10 replies on “Nail in the Coffin for Cariou v. Prince”

  1. I hate stories like this that presume we’ve all been hanging on every court transcript. Especially when it’s “the upper court denied the reversal of the challenge to the appeal of the revised suit” mumbo-jumbo. What does it mean now that it’s been settled?

  2. When Prince himself admits his work was meaningless it doesn’t really matter if someone else can find merit in it. He didn’t intend for it to be anything of artistic merit, thus it was indeed copyright violation. He won basically because he was more famous and had more money to fight this.

  3. The telling point may be that there is no authoritative “reasonable observer” of aesthetic transformation.

  4. Actually, it still has to go back to the district court to determine whether 5 of Prince’s paintings are fair use.

    1. You’re completely right — but that’s mostly a procedural matter, I think, and it’s mentioned in my hyperlinked piece on the 2nd Circuit ruling and partial dissent.

  5. It seems like R.Prince is taking advantage of a natural gap in our ability to reason through competing ideas of artistic freedom and protection of intellectual property.
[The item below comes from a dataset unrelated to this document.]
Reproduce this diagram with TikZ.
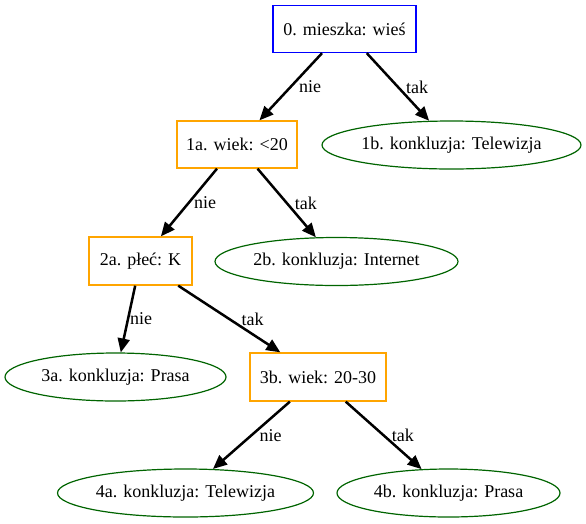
\documentclass[tikz,border=0pt]{standalone}
\usepackage{fontspec}
\setmainfont{Liberation Serif}
\usetikzlibrary{arrows.meta,shapes.geometric}

\definecolor{gvorange}{HTML}{FFA500}
\definecolor{gvblue}{HTML}{0000FF}
\definecolor{gvgreen}{HTML}{006400}

\tikzset{
  question/.style={draw=gvorange, line width=1.3pt, rectangle, inner sep=0pt,
    minimum height=47pt, font=\fontsize{18}{20}\selectfont},
  conclusion/.style={draw=gvgreen, line width=1.2pt, ellipse, inner sep=0pt,
    minimum height=48pt, font=\fontsize{18}{20}\selectfont},
  answer/.style={midway, anchor=west, inner sep=0pt, xshift=7pt,
    font=\fontsize{18}{20}\selectfont},
}

\begin{document}
\begin{tikzpicture}[x=1pt, y=-1pt, >={Triangle[length=14pt,width=12pt]}]
      \useasboundingbox (0, 0) rectangle (586, 523);

      \node[question, draw=gvblue, minimum width=143pt] (n0) at (344.5, 29) {0. mieszka: wieś};

      \node[question, minimum width=120pt] (n1a) at (237, 144.5) {1a. wiek: <20};
      \node[conclusion, minimum width=259pt] (n1b) at (451.5, 145) {1b. konkluzja: Telewizja};

      \node[question, minimum width=103pt, minimum height=48pt] (n2a) at (140.5, 261) {2a. płeć: K};
      \node[conclusion, minimum width=243pt] (n2b) at (336.5, 261.5) {2b. konkluzja: Internet};

      \node[conclusion, minimum width=221pt] (n3a) at (115.5, 377) {3a. konkluzja: Prasa};
      \node[question, minimum width=136pt, minimum height=48pt] (n3b) at (318, 377) {3b. wiek: 20-30};

      \node[conclusion, minimum width=256pt] (n4a) at (185.5, 493) {4a. konkluzja: Telewizja};
      \node[conclusion, minimum width=223pt] (n4b) at (448.5, 493) {4b. konkluzja: Prasa};

      \begin{scope}[line width=2.5pt]
        \draw[->] (n0) -- (n1a) node[answer] {nie};
        \draw[->] (n0) -- (n1b) node[answer] {tak};
        \draw[->] (n1a) -- (n2a) node[answer, xshift=-3pt] {nie};
        \draw[->] (n1a) -- (n2b) node[answer] {tak};
        \draw[->] (n2a) -- (n3a) node[answer, xshift=-6pt] {nie};
        \draw[->] (n2a) -- (n3b) node[answer, xshift=4pt] {tak};
        \draw[->] (n3b) -- (n4a) node[answer] {nie};
        \draw[->] (n3b) -- (n4b) node[answer] {tak};
      \end{scope}
    \end{tikzpicture}
\end{document}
There is now a sort of endless loop where Prince’s artistic freedom is dependent on his rights to use available images, even if that means infringing upon another artist’s rights.

  6. Art is not about fairness nor is it inherently moral (19th c. English art theory fallacy). Tricksterism and theft are archetypal to artistic process. Get over it.

    1. wait till this happens to you and especially after you have spent several years working on a body of work, then tell us how you feel about someone elses “process” processes you.